God blesses not the noisy, but the never-tiring.
VIII. A Final Word for the Faint-Hearted
I know you are tired.
I know you have prayed this prayer a hundred times and nothing moved.
I know the enemy is whispering that it is over, that you should give up, that God has forgotten you.
But listen to me listen as a brother who has stood in that same valley of despair:
The ram does not stop because the wall is thick. The ram stops when the wall is broken.
Every time you pray, you are hammering the kingdom of darkness. Every groan of the Spirit is a vibration that unsettles principalities. Every tear you cry in intercession is a declaration of war.
Jesus prayed three times in Gethsemane. The third time, He rose and said, “Rise, let us be going” (Matthew 26:46). The answer had come. The strength had arrived. The cross was before Him, and He walked toward it.
What wall are you facing today?
What Gethsemane has you sweating drops of anguish?
Raise your war cry. Not a shout of hype a groan of faith. Not a performance for the crowd a persistence that outlasts the devil.
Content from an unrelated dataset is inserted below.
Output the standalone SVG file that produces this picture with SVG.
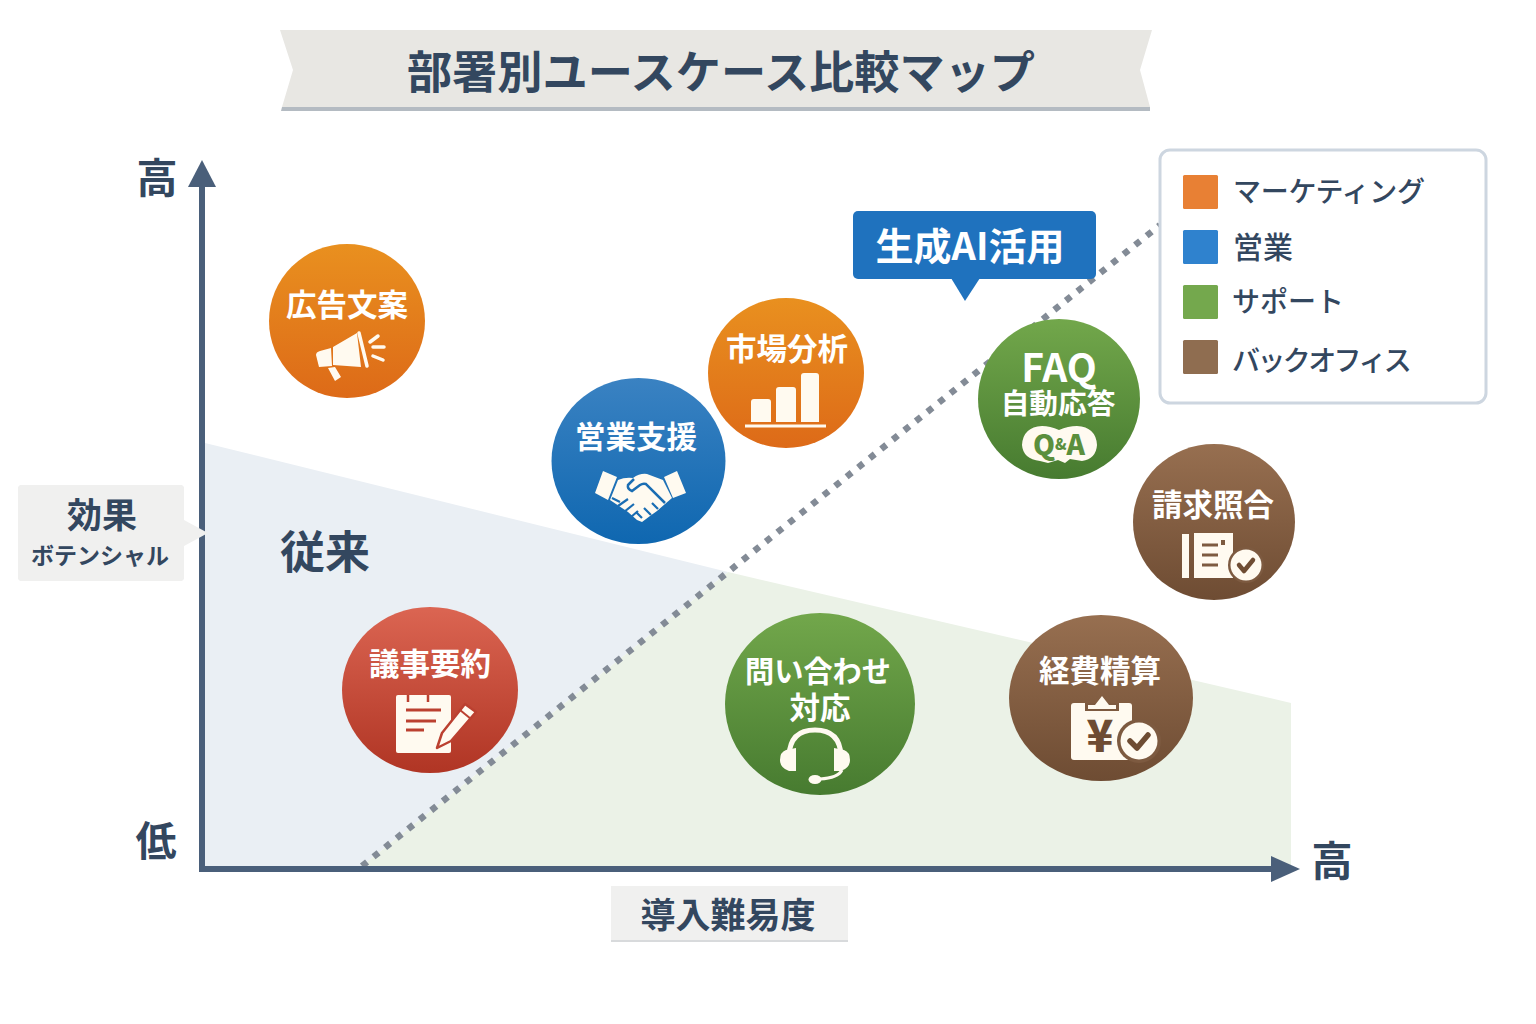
<svg xmlns="http://www.w3.org/2000/svg" width="1536" height="1024" viewBox="0 0 1536 1024">
<style>
text{font-family:"Noto Sans CJK JP","Noto Sans",sans-serif;text-anchor:middle;dominant-baseline:central}
.d{fill:#33475f;font-weight:700}
.w{fill:#fff;font-weight:700;font-size:30.500px}
.lg{fill:#33475f;font-weight:500;font-size:28px;text-anchor:start}
.ic{fill:#fffaf0}
.ax{stroke:#4a5f7a;stroke-width:6;fill:none}
</style>
<defs>
<linearGradient id="go" x1="0" y1="0" x2="0" y2="1"><stop offset="0" stop-color="#e9901f"/><stop offset="1" stop-color="#dd6a18"/></linearGradient>
<linearGradient id="gb" x1="0" y1="0" x2="0" y2="1"><stop offset="0" stop-color="#3a82c2"/><stop offset="1" stop-color="#0f67b0"/></linearGradient>
<linearGradient id="gg" x1="0" y1="0" x2="0" y2="1"><stop offset="0" stop-color="#72a74b"/><stop offset="1" stop-color="#477b30"/></linearGradient>
<linearGradient id="gn" x1="0" y1="0" x2="0" y2="1"><stop offset="0" stop-color="#976f50"/><stop offset="1" stop-color="#6e4c33"/></linearGradient>
<linearGradient id="gr" x1="0" y1="0" x2="0" y2="1"><stop offset="0" stop-color="#db6552"/><stop offset="1" stop-color="#b03524"/></linearGradient>
</defs>
<rect width="1536" height="1024" fill="#fff"/>
<g id="title">
<polygon points="282,107 1150,107 1150,111 281,111" fill="#b4bbc2"/>
<polygon points="280,30 1152,30 1140,70 1150,107 282,107 293,70" fill="#e8e7e3"/>
<text x="721" y="69" class="d" font-size="45.200">部署別ユースケース比較マップ</text>
</g>
<g id="regions">
<polygon points="205,443 728,572 362,866 205,866" fill="#eaeff4"/>
<polygon points="728,572 1291,703 1291,866 362,866" fill="#ebf2e7"/>
</g>
<g id="connectors">
<line x1="362" y1="866" x2="1160" y2="225" stroke="#838b96" stroke-width="6.500" stroke-dasharray="6.500 8.300"/>
<line class="ax" x1="202" y1="185" x2="202" y2="872"/>
<line class="ax" x1="199" y1="869" x2="1274" y2="869"/>
<polygon points="188,187 216,187 202,160" fill="#4a5f7a"/>
<polygon points="1271,856 1300,869 1271,882" fill="#4a5f7a"/>
</g>
<g id="axis-labels">
<text x="157" y="175" class="d" font-size="41">高</text>
<text x="156" y="838" class="d" font-size="41">低</text>
<text x="1332" y="858" class="d" font-size="41">高</text>
<polygon points="18,487 20,485 182,485 184,487 184,520 208,533 184,546 184,579 182,581 20,581 18,579" fill="#f0f0ef"/>
<text x="102" y="512" class="d" font-size="35">効果</text>
<text x="100" y="554" class="d" font-size="23">ボテンシャル</text>
<text x="325" y="549" class="d" font-size="45">従来</text>
<rect x="611" y="886" width="237" height="56" fill="#f0f0ef"/>
<rect x="611" y="940" width="237" height="2" fill="#d8dadc"/>
<text x="728" y="912" class="d" font-size="35">導入難易度</text>
</g>
<g id="callout">
<polygon points="951,278 965,301 980,278" fill="#1f72be"/>
<rect x="853" y="211" width="243" height="68" rx="5" fill="#1f72be"/>
<text x="970" y="243" fill="#fff" font-weight="700" font-size="38">生成AI活用</text>
</g>
<g id="node-koukoku">
<ellipse cx="347" cy="321" rx="78" ry="77" fill="url(#go)"/>
<text x="347" y="303" class="w">広告文案</text>
<path class="ic" d="M333,347 L357,333 L361,367 L333,365 Z M316,355 Q316,352 320,351 L331,348 L332,366 L319,367 Z M328,368 L335,367 L341,377 L335,381 Z"/>
<path d="M359,333 L367,366 M370,342 L378,336 M373,347 L384,347 M373,356 L383,360" stroke="#fffaf0" stroke-width="3.500" fill="none" stroke-linecap="round"/>
</g>
<g id="node-shijou">
<ellipse cx="786" cy="373" rx="78" ry="75" fill="url(#go)"/>
<text x="787" y="347" class="w">市場分析</text>
<path class="ic" d="M751,422 V402 Q751,399 754,399 H768 Q771,399 771,402 V422 Z M776,422 V390 Q776,387 779,387 H793 Q796,387 796,390 V422 Z M801,422 V376 Q801,373 804,373 H816 Q819,373 819,376 V422 Z"/>
<rect class="ic" x="745" y="424.500" width="81" height="3"/>
</g>
<g id="node-eigyou">
<ellipse cx="638.500" cy="461" rx="87" ry="83" fill="url(#gb)"/>
<text x="636" y="435" class="w">営業支援</text>
<path class="ic" d="M603,471 L617,477 L608,500 L595,493 Z M664,477 L677,471 L686,493 L673,498 Z"/>
<path class="ic" d="M618,480 Q625,477 633,478 Q640,473 647,474 L663,480 L672,498 L665,504 L657,511 L650,516 L642,522 L637,520 L628,512 L610,500 Z"/>
<path d="M634,479 L628,485 Q627,489 632,491 L640,485 Q643,483 646,484 L665,503" stroke="#1a6db3" stroke-width="2.500" fill="none"/>
<path d="M652,503 L658,509 M644,508 L651,515 M636,512 L642,518" stroke="#1a6db3" stroke-width="2.200" fill="none"/>
<path d="M612,498 L620,502 M618,506 L628,499 M624,512 L634,504 M631,517 L638,511" stroke="#1a6db3" stroke-width="2.200" fill="none"/>
</g>
<g id="node-faq">
<ellipse cx="1059" cy="399" rx="81" ry="80" fill="url(#gg)"/>
<text x="1059" y="365" fill="#fff" font-weight="700" font-size="39">FAQ</text>
<text x="1058" y="401" class="w" style="font-size:28.700px">自動応答</text>
<path class="ic" d="M1022,445 Q1023,427 1042,426 Q1050,426 1059,430 Q1068,426 1077,426 Q1096,427 1097,445 Q1096,459 1082,461 L1070,459 L1065,463 L1058,460 L1048,463 L1040,461 Q1023,459 1022,445 Z"/>
<text x="1059" y="443" fill="#5b8f3d" font-weight="900" font-size="28">Q<tspan font-size="15">&amp;</tspan>A</text>
</g>
<g id="node-seikyuu">
<ellipse cx="1214" cy="522" rx="81" ry="78" fill="url(#gn)"/>
<text x="1213" y="503" class="w">請求照合</text>
<path class="ic" d="M1182,534 H1189 V578 H1182 Z M1194,533 H1233 V578 H1194 Z"/>
<path d="M1202,545 H1218 M1202,555 H1218 M1202,565 H1218" stroke="#7d5a40" stroke-width="3" fill="none"/>
<rect x="1221" y="540" width="4" height="5" fill="#7d5a40"/>
<circle cx="1246" cy="565" r="18" fill="#7d5a40"/><circle cx="1246" cy="565" r="15.500" class="ic"/>
<path d="M1239,565 L1244,571 L1253,560" stroke="#6e4c33" stroke-width="4.500" fill="none" stroke-linecap="round" stroke-linejoin="round"/>
</g>
<g id="node-gijiroku">
<ellipse cx="430" cy="690" rx="88" ry="83" fill="url(#gr)"/>
<text x="430" y="662" class="w">議事要約</text>
<rect class="ic" x="396" y="695" width="55" height="58" rx="2"/>
<path d="M408,695 V702 M428,695 V702" stroke="#bb4030" stroke-width="2.500" fill="none"/>
<path d="M406,710 H441 M406,721 H436 M406,730 H424" stroke="#bb4030" stroke-width="3" fill="none"/>
<path class="ic" stroke="#bb4030" stroke-width="2.500" stroke-linejoin="round" d="M437,748 L442,733 L465,704 L476,712 L451,741 Z"/>
<path d="M460,710 L471,719" stroke="#bb4030" stroke-width="2" fill="none"/>
</g>
<g id="node-toiawase">
<ellipse cx="820" cy="704" rx="95" ry="91" fill="url(#gg)"/>
<text x="818" y="669" class="w" style="font-size:29.200px">問い合わせ</text>
<text x="820" y="706" class="w">対応</text>
<path d="M789,756 Q790,730 815,730 Q840,730 841,756" stroke="#fffaf0" stroke-width="5" fill="none"/>
<path class="ic" d="M786,750 L796,748 V771 L789,771 Q780,768 780,760 Q780,752 786,750 Z M844,750 L834,748 V771 L841,771 Q850,768 850,760 Q850,752 844,750 Z"/>
<path d="M842,770 Q838,778 820,779" stroke="#fffaf0" stroke-width="3" fill="none"/>
<ellipse class="ic" cx="815" cy="779.500" rx="6.500" ry="4.500"/>
</g>
<g id="node-keihi">
<ellipse cx="1101" cy="698" rx="92" ry="83" fill="url(#gn)"/>
<text x="1100" y="669" class="w">経費精算</text>
<rect class="ic" x="1071" y="703" width="61" height="57" rx="3"/>
<path fill="#7d5a40" d="M1085,703 H1119 V711 H1085 Z"/>
<path class="ic" d="M1088,705 H1095 L1102,696 L1109,705 H1116 V709 H1088 Z"/>
<text x="1100" y="733" fill="#6e4c33" font-weight="900" font-size="44">¥</text>
<circle cx="1139" cy="741" r="22" fill="#7d5a40"/><circle cx="1139" cy="741" r="18.500" class="ic"/>
<path d="M1130,741 L1137,748 L1148,735" stroke="#6e4c33" stroke-width="5.500" fill="none" stroke-linecap="round" stroke-linejoin="round"/>
</g>
<g id="legend">
<rect x="1160" y="150" width="326" height="253" rx="10" fill="#fff" stroke="#cdd6e0" stroke-width="3"/>
<rect x="1183" y="175" width="35" height="34" rx="1.500" fill="#e88034"/>
<rect x="1183" y="230" width="35" height="34" rx="1.500" fill="#2f82ce"/>
<rect x="1183" y="285" width="35" height="34" rx="1.500" fill="#74a84d"/>
<rect x="1183" y="340" width="35" height="34" rx="1.500" fill="#8f6d50"/>
<text x="1233" y="190" class="lg" letter-spacing="-0.300">マーケティング</text>
<text x="1233" y="245" class="lg" style="font-size:30px">営業</text>
<text x="1232" y="300" class="lg">サポート</text>
<text x="1232" y="359" class="lg" letter-spacing="-2.600">バックオフィス</text>
</g>
</svg>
Pray until something breaks. Pray until heaven hears. Pray until the wall falls.
And when it falls and it will fall do not forget to give Him the glory.
Prayer:
Father, forge my faint whispers into war cries. Grant me holy stubbornness until heaven answers. I refuse to stop. I refuse to shrink. I refuse to accept delay as denial. By the blood of Jesus, by the name above every name, by the battering ram of persistent prayer I declare that every wall before me must fall. Open the heavens, Lord. Open the heavens. In Jesus’ mighty name, Amen.
Declaration for the Week:
I am not a victim of my circumstances. I am a warrior at the wall. What I do daily determines what I become permanently. Today, I choose the ram. Today, I choose relentless prayer. And heaven will answer.
From my stoep in Akasia, Pretoria, where the sun beats down and the prayers go up—this is Harold Mawela, sounding the alarm.